Reproduce the lines exactly, beginning with the line that has "Reproduce this chart with matplotlib." and ending with the line that has "ax = fig.add_axes([0.149, 0.1936, 0.836, 0.7389])". Images are left out.

-- begin MATERIAL --

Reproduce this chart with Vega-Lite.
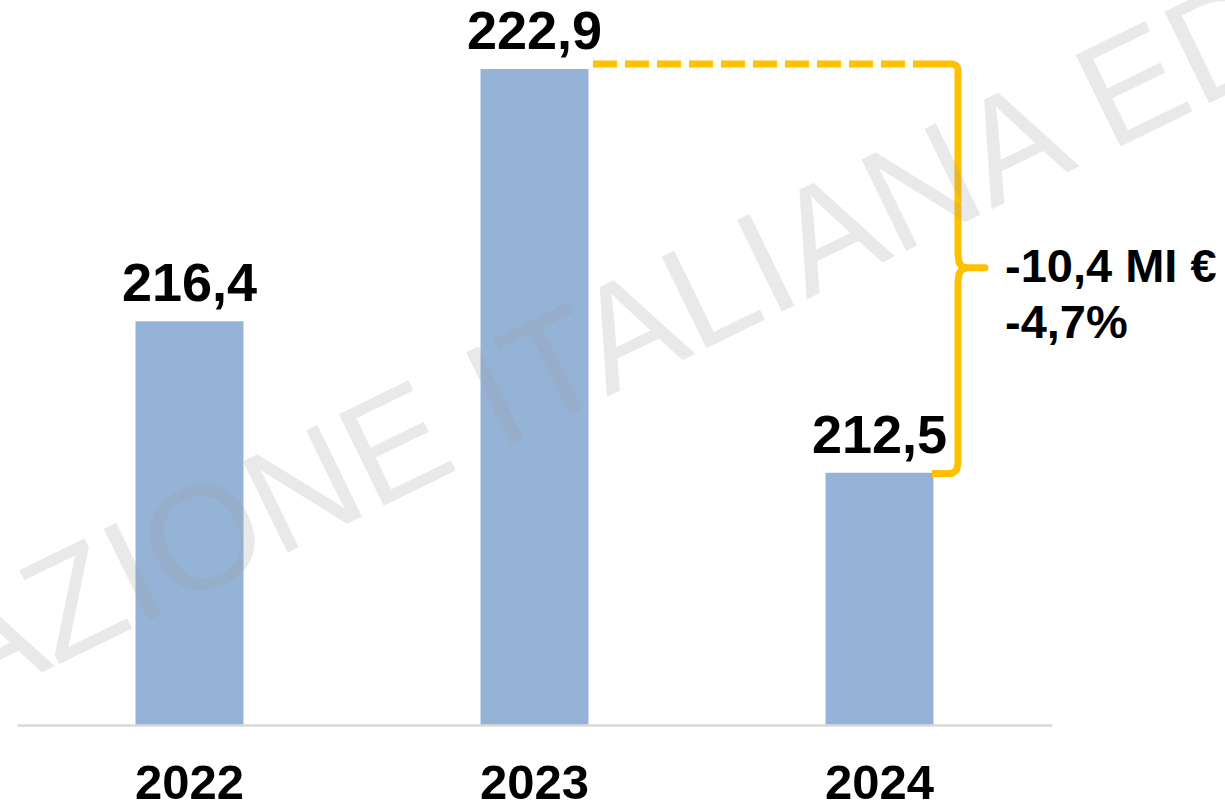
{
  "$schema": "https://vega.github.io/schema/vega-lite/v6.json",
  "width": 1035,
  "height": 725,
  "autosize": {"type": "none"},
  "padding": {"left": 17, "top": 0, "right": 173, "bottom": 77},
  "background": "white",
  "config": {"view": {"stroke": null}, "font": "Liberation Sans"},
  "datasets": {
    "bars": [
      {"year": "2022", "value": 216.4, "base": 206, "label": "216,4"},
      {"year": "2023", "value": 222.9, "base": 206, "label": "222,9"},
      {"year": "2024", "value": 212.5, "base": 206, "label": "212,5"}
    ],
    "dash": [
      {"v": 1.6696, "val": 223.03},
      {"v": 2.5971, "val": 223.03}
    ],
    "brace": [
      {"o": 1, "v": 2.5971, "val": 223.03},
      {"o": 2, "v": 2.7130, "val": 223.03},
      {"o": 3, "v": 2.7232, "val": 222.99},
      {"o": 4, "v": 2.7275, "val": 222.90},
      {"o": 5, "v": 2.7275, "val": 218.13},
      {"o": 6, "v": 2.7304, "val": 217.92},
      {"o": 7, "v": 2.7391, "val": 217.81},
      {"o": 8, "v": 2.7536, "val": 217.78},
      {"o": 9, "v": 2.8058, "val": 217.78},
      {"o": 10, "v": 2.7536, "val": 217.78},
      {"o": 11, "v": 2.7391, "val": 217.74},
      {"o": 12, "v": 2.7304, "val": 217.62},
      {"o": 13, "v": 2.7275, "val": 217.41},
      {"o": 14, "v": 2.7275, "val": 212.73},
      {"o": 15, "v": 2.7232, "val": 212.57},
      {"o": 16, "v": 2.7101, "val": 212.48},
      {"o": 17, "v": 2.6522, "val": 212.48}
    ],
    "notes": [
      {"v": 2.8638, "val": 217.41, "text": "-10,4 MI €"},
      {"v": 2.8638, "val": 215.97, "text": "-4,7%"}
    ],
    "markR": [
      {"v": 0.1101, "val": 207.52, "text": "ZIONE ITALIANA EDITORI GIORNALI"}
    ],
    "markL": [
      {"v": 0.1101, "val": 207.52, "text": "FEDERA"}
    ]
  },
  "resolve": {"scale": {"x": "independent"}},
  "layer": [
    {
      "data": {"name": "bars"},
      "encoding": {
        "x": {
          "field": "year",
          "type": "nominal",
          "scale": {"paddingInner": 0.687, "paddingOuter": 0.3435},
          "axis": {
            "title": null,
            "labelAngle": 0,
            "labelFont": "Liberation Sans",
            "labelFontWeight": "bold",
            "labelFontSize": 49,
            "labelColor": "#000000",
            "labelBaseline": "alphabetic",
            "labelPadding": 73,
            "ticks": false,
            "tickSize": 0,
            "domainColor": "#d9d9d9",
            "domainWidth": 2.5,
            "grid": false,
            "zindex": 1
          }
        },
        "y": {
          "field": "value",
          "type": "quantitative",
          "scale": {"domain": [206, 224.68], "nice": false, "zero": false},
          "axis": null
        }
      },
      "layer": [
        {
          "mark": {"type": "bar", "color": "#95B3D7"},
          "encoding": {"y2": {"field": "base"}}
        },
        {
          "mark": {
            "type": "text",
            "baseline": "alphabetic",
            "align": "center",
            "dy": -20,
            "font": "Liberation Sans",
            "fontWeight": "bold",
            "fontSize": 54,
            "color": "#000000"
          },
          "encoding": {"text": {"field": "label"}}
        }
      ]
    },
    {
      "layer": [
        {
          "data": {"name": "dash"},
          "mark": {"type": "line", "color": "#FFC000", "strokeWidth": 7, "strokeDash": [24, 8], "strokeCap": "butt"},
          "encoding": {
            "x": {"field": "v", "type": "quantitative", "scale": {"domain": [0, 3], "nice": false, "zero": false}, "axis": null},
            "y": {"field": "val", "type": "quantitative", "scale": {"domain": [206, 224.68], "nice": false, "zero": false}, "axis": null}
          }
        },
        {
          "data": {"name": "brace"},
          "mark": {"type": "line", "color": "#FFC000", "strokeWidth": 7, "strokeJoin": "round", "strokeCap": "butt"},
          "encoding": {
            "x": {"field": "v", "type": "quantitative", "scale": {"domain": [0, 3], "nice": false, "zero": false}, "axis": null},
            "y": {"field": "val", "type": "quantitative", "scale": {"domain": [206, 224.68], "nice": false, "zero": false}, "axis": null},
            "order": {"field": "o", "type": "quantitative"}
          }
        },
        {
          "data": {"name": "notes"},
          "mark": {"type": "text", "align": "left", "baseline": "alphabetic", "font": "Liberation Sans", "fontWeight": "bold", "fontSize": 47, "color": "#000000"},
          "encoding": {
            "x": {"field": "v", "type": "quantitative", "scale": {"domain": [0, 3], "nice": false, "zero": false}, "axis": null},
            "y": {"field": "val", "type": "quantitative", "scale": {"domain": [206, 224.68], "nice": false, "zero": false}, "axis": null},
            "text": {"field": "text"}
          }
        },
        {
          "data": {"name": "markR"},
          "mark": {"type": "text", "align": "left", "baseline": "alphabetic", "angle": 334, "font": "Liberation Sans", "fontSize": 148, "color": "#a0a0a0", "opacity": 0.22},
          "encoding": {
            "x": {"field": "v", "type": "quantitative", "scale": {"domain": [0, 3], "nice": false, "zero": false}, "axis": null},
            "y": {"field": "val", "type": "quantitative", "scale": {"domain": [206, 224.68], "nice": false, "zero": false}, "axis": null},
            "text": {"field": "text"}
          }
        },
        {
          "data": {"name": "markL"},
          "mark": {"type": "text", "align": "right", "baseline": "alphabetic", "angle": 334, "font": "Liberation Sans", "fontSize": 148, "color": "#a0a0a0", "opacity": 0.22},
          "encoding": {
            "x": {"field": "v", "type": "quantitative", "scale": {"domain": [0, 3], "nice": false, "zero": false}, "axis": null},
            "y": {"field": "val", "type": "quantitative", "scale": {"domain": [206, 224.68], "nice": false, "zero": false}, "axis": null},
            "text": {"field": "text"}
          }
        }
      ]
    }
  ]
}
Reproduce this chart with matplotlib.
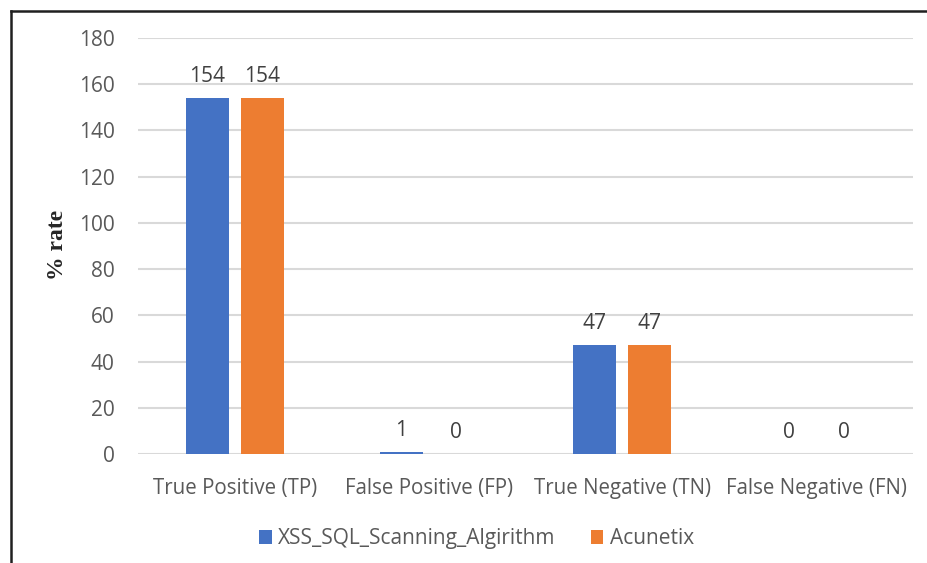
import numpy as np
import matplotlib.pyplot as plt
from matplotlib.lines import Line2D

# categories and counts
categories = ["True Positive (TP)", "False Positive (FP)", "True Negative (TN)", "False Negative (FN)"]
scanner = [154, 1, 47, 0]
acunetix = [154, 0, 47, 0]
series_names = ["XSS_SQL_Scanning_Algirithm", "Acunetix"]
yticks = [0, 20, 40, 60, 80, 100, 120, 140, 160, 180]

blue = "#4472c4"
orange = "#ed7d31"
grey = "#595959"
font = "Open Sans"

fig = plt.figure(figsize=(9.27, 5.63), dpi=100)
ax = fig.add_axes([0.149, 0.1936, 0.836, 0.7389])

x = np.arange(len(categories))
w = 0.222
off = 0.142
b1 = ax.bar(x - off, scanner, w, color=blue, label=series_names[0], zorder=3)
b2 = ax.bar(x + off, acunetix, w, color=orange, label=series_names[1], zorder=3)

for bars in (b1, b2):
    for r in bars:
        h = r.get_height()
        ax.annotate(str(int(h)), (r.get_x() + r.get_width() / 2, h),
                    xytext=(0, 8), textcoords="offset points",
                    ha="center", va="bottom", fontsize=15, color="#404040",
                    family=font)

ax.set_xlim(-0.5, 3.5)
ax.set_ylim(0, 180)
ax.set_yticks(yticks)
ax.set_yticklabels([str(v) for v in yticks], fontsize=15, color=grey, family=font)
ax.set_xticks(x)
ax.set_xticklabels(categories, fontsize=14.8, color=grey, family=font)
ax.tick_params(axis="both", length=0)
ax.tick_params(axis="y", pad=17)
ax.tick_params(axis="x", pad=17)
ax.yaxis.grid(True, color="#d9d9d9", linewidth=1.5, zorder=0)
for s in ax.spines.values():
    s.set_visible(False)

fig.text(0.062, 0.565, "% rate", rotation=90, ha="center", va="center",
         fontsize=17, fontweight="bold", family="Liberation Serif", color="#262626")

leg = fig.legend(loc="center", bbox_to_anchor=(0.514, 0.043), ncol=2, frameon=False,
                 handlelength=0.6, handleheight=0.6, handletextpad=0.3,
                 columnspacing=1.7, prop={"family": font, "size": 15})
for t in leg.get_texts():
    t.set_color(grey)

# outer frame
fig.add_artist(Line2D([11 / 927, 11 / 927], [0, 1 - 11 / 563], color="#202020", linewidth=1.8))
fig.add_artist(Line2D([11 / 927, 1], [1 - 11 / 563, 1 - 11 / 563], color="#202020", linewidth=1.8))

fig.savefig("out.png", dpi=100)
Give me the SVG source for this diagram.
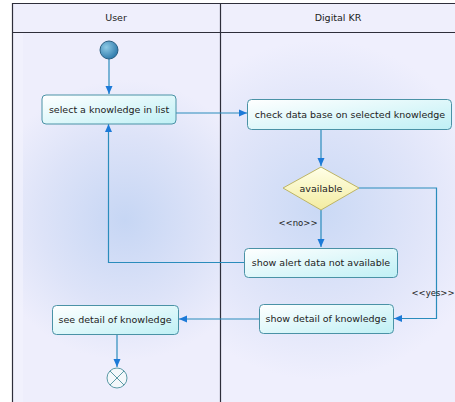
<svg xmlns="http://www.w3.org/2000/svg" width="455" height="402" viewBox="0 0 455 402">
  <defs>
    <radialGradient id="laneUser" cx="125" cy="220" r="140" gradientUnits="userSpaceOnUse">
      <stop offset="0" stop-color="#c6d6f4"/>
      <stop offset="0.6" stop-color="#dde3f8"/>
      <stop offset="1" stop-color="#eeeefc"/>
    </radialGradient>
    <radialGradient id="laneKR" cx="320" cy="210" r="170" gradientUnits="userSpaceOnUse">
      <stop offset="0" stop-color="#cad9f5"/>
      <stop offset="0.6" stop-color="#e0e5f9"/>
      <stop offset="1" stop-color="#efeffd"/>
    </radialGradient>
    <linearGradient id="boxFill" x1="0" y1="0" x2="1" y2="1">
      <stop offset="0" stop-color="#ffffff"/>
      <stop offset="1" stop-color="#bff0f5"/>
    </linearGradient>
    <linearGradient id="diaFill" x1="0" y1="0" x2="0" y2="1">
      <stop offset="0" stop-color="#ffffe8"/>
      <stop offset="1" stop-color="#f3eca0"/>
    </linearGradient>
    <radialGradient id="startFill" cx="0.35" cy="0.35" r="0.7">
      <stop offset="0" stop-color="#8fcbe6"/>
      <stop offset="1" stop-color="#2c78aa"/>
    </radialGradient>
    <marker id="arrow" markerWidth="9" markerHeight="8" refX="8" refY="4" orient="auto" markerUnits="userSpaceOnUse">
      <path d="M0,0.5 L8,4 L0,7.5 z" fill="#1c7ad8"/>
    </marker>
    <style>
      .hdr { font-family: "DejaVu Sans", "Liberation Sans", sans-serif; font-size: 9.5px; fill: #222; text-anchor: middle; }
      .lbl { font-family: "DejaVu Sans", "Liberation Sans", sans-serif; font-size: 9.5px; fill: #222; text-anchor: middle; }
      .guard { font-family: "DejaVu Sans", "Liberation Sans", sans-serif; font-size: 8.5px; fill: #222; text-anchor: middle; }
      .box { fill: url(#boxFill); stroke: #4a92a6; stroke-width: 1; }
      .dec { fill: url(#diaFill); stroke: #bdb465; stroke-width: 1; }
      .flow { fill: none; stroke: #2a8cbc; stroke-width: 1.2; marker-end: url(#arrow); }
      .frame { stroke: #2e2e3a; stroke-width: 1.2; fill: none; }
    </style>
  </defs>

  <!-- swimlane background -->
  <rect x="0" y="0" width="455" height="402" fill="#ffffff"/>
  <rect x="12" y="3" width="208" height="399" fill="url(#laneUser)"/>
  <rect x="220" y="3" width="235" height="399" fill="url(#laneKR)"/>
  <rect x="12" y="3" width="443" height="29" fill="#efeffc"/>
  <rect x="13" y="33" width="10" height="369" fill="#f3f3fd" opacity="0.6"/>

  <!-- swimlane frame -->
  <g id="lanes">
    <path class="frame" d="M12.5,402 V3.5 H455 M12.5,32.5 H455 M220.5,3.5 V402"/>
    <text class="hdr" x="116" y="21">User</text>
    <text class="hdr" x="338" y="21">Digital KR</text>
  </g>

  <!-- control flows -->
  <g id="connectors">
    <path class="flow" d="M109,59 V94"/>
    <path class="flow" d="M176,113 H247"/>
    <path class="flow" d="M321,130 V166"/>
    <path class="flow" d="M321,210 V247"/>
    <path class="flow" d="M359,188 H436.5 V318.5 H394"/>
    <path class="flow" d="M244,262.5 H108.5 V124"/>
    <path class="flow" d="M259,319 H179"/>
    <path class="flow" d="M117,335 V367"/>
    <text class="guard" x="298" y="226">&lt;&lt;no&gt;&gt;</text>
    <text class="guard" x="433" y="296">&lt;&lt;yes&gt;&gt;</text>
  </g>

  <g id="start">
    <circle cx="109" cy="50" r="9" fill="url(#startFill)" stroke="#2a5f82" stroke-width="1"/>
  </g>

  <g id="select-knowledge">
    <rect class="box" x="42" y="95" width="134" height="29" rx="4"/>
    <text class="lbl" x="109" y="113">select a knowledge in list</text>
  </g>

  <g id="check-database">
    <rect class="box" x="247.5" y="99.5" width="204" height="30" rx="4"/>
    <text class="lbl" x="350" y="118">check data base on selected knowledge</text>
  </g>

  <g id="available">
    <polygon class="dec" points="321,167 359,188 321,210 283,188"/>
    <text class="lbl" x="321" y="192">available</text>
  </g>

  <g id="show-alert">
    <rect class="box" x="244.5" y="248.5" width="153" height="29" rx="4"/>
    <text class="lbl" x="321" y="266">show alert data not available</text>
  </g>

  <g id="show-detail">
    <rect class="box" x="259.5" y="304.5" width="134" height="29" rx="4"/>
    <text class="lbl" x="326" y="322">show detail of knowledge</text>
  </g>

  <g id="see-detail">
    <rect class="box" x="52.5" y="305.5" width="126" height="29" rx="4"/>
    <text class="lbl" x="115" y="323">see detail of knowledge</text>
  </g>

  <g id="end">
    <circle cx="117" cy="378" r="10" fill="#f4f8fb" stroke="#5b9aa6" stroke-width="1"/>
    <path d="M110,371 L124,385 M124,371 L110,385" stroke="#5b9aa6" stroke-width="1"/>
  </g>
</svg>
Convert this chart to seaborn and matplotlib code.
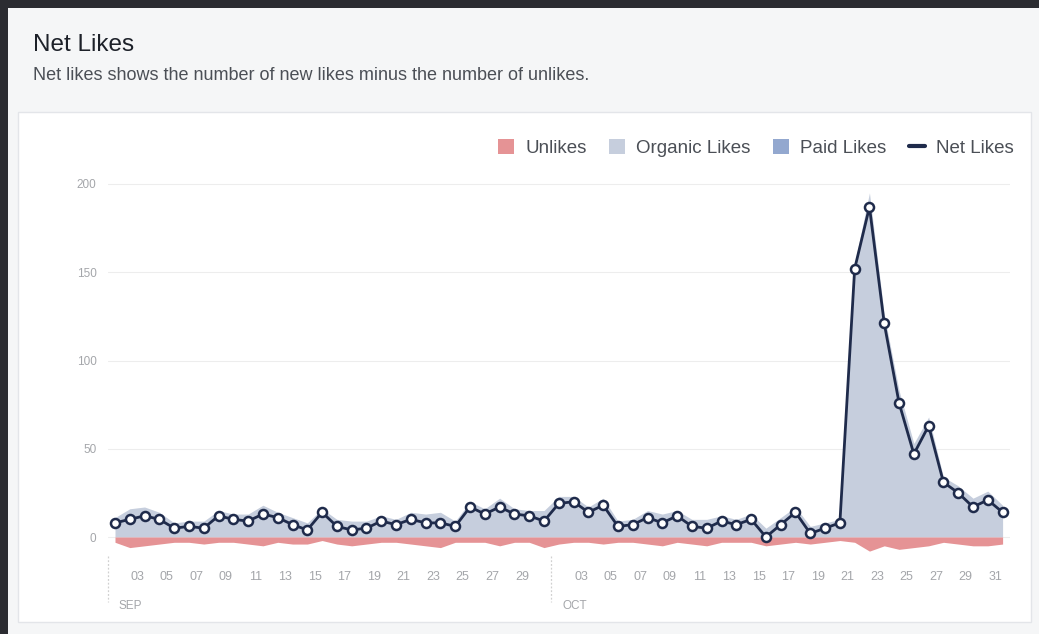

-- end MATERIAL --

» **EXERCISE SOLUTION**:
Reproduce this chart with matplotlib.
import numpy as np
import matplotlib.pyplot as plt
from matplotlib.lines import Line2D

# categories and counts
categories = ["True Positive (TP)", "False Positive (FP)", "True Negative (TN)", "False Negative (FN)"]
scanner = [154, 1, 47, 0]
acunetix = [154, 0, 47, 0]
series_names = ["XSS_SQL_Scanning_Algirithm", "Acunetix"]
yticks = [0, 20, 40, 60, 80, 100, 120, 140, 160, 180]

blue = "#4472c4"
orange = "#ed7d31"
grey = "#595959"
font = "Open Sans"

fig = plt.figure(figsize=(9.27, 5.63), dpi=100)
ax = fig.add_axes([0.149, 0.1936, 0.836, 0.7389])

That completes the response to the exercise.